Execution Tactic Selection with Contextual Bandits

Execution algorithms maintain multiple tactics available: VWAP, TWAP, aggressive market orders, passive limit orders, split across venues. Choosing which tactic to use given current market conditions is a dynamic decision problem. Contextual bandits—a reinforcement learning framework for sequential decision-making with side information—provide an elegant solution that balances exploration (trying tactics to learn which work best) against exploitation (using the best-known tactic).

The Exploration-Exploitation Tradeoff

If the algorithm always uses the best-known tactic, it risks being suboptimal when market conditions change. If it spends too much time exploring new tactics, it sacrifices immediate execution quality. The optimal balance depends on confidence in current knowledge and potential upside from learning.

Contextual Bandit Framework

Contextual bandits formalize this tradeoff:

  • Context: current market state (volatility, liquidity, recent imbalance)
  • Action: choose execution tactic
  • Reward: execution price achieved, adjusted for information leakage costs
  • Learning: which tactics perform best in which contexts?

Different from standard bandits which ignore context; contextual bandits use side information to make smarter choices.

Exploration Strategies

Common approaches:

Epsilon-greedy: with probability ε, choose randomly; with probability 1-ε, choose best-known tactic. Simple but can explore suboptimal tactics too frequently.

Upper Confidence Bound (UCB): for each tactic, maintain estimate of average reward and uncertainty. Choose tactic with highest upper confidence bound, balancing exploitation and optimistic exploration.

Thompson Sampling: maintain posterior distribution of reward for each (context, tactic) pair. Sample from posterior, choose tactic with highest sampled reward. This balances exploration and exploitation naturally.

Regret Bounds and Theoretical Performance

Contextual bandit algorithms have theoretical regret bounds: how much worse is the algorithm's cumulative reward compared to knowing the optimal tactic in advance?

Good algorithms achieve sublinear regret: after T decisions, cumulative regret grows slower than T (roughly as sqrt(T) or log(T) depending on algorithm). This means the algorithm learns quickly and asymptotically approaches optimal behavior.

Implementation with Neural Networks

In high dimensions (many possible contexts), tabular approaches (maintaining a table of rewards for each context-action pair) become infeasible. Neural networks estimate reward functions:

Reward ≈ neural_network(context, tactic)

Deep contextual bandits use deep networks to learn context representations, enabling efficient learning in high dimensions.

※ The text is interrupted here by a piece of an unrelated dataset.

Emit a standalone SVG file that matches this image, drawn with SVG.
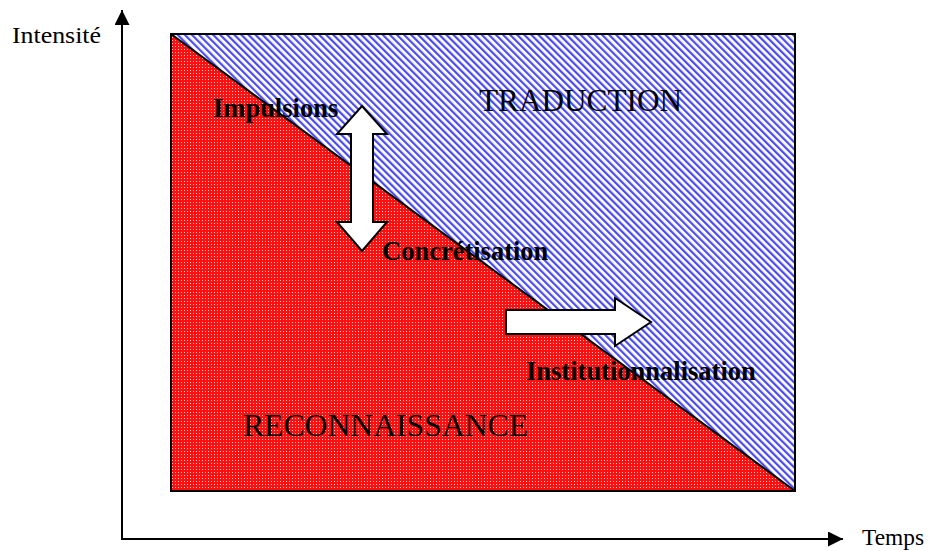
<svg xmlns="http://www.w3.org/2000/svg" width="935" height="551" viewBox="0 0 935 551">
<style>
  text { font-family: "Liberation Serif", "Times New Roman", serif; fill: #000; }
  .area { font-size: 32px; }
  .axis-label { font-size: 24px; }
  .lbl { font-size: 26.5px; font-weight: bold; }
  .axis { stroke: #000; stroke-width: 2; fill: none; }
  .big-arrow { fill: #fff; stroke: #000; stroke-width: 2; stroke-linejoin: miter; }
</style>
<defs>
  <pattern id="redDots" width="3" height="3" patternUnits="userSpaceOnUse">
    <rect width="3" height="3" fill="#ff1010"/>
    <rect x="1" y="1" width="1" height="1" fill="#ffc8c8"/>
  </pattern>
  <pattern id="blueHatch" width="5" height="5" patternUnits="userSpaceOnUse" patternTransform="rotate(-45)">
    <rect width="5" height="5" fill="#fff"/>
    <rect x="0" y="0" width="2.2" height="5" fill="#4a4af5"/>
  </pattern>
  <marker id="axisHead" viewBox="0 0 10 10" refX="10" refY="5" markerWidth="7.5" markerHeight="7.5" orient="auto" markerUnits="strokeWidth">
    <path d="M0,0 L10,5 L0,10 Z" fill="#000"/>
  </marker>
</defs>

<g id="traduction-area">
  <polygon points="171,34 795,34 795,491" fill="url(#blueHatch)"/>
</g>
<g id="reconnaissance-area">
  <polygon points="171,34 795,491 171,491" fill="url(#redDots)"/>
</g>
<g id="frame">
  <rect x="171" y="34" width="624" height="457" fill="none" stroke="#000" stroke-width="2"/>
  <line x1="171" y1="34" x2="795" y2="491" stroke="#000" stroke-width="2"/>
</g>

<g id="connectors">
  <line class="axis" x1="122" y1="540" x2="122" y2="10" marker-end="url(#axisHead)"/>
  <line class="axis" x1="121" y1="539" x2="843" y2="539" marker-end="url(#axisHead)"/>
</g>

<g id="double-arrow">
  <polygon class="big-arrow" points="362,106 387,134 373,134 373,222 387,222 362,251 337,222 351,222 351,134 337,134"/>
</g>
<g id="right-arrow">
  <polygon class="big-arrow" points="506,310 615,310 615,298 651,322 615,346 615,334 506,334"/>
</g>

<g id="label-traduction"><text class="area" x="479" y="111" textLength="203" lengthAdjust="spacingAndGlyphs">TRADUCTION</text></g>
<g id="label-reconnaissance"><text class="area" x="243" y="436" textLength="285" lengthAdjust="spacingAndGlyphs">RECONNAISSANCE</text></g>
<g id="label-impulsions"><text class="lbl" x="213" y="117">Impulsions</text></g>
<g id="label-concretisation"><text class="lbl" x="382" y="260">Concrétisation</text></g>
<g id="label-institutionnalisation"><text class="lbl" x="526" y="380">Institutionnalisation</text></g>
<g id="label-intensite"><text class="axis-label" x="12" y="43" textLength="89" lengthAdjust="spacingAndGlyphs">Intensité</text></g>
<g id="label-temps"><text class="axis-label" x="862" y="545" textLength="62" lengthAdjust="spacingAndGlyphs">Temps</text></g>
</svg>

Practical Execution Application

Contexts for execution tactics:

  • Time remaining: spread execution over time vs execute now
  • Current volatility: passive execution in calm, aggressive in stress
  • Order queue depth: trade when queues are short
  • Market direction: aggressive buying into weakness, aggressive selling into strength

The bandit algorithm learns these mappings through experience, adapting its tactic selection over time.

Offline to Online Learning

Initially, train the algorithm offline on historical data (batch reinforcement learning). Then deploy online, where it continues to learn and adapt as new data arrives.

Caution: distribution shift between historical data and live markets can cause online learning to diverge. Careful monitoring and safeguards prevent deployment of suboptimal tactics.

Conclusion

Contextual bandits provide a principled approach to execution tactic selection, balancing the need to exploit known-good tactics against exploration to discover better tactics for different market conditions. This exemplifies how online learning enables adaptive trading systems.